The interesting points to note from this table:

Apache serving the file from disk is about twice as fast as Tomcat doing the same thing. This can be explained by the use of AJP since Tomcat sends the data to Apache which then sends the data to the client

When working with uncompressed data, setting the content-length header value makes the file transfer more efficient, about a 50% increase in speed

What I don't understand is why the serverlet that generates content on the fly is 11 time slower when it's compressed

Fortunately, these tables are read-mostly. They are currently updated once a day which may be increased to 4 times/day but I doubt more than that.
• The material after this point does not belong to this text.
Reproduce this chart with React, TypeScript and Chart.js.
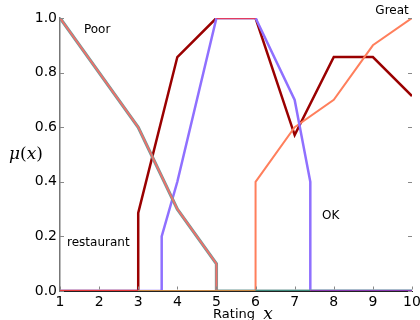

Also, while the user can filter their request the most common queries that result in large (>10MB) results are few and well known. So the solution I will propose to my teammates is to generate the common BIG queries when the database is updated and serve those as static content. I haven't decided if that will be through the servlet or using only Apache.

If anyone has a clue why the database generated content is so slow over a compressed connection, I'd really like to understand it even if the fix is hard to impossible. If I learn more. I'll post.

Best,
Joe

It's not what your program can do, it's what your users do with the program.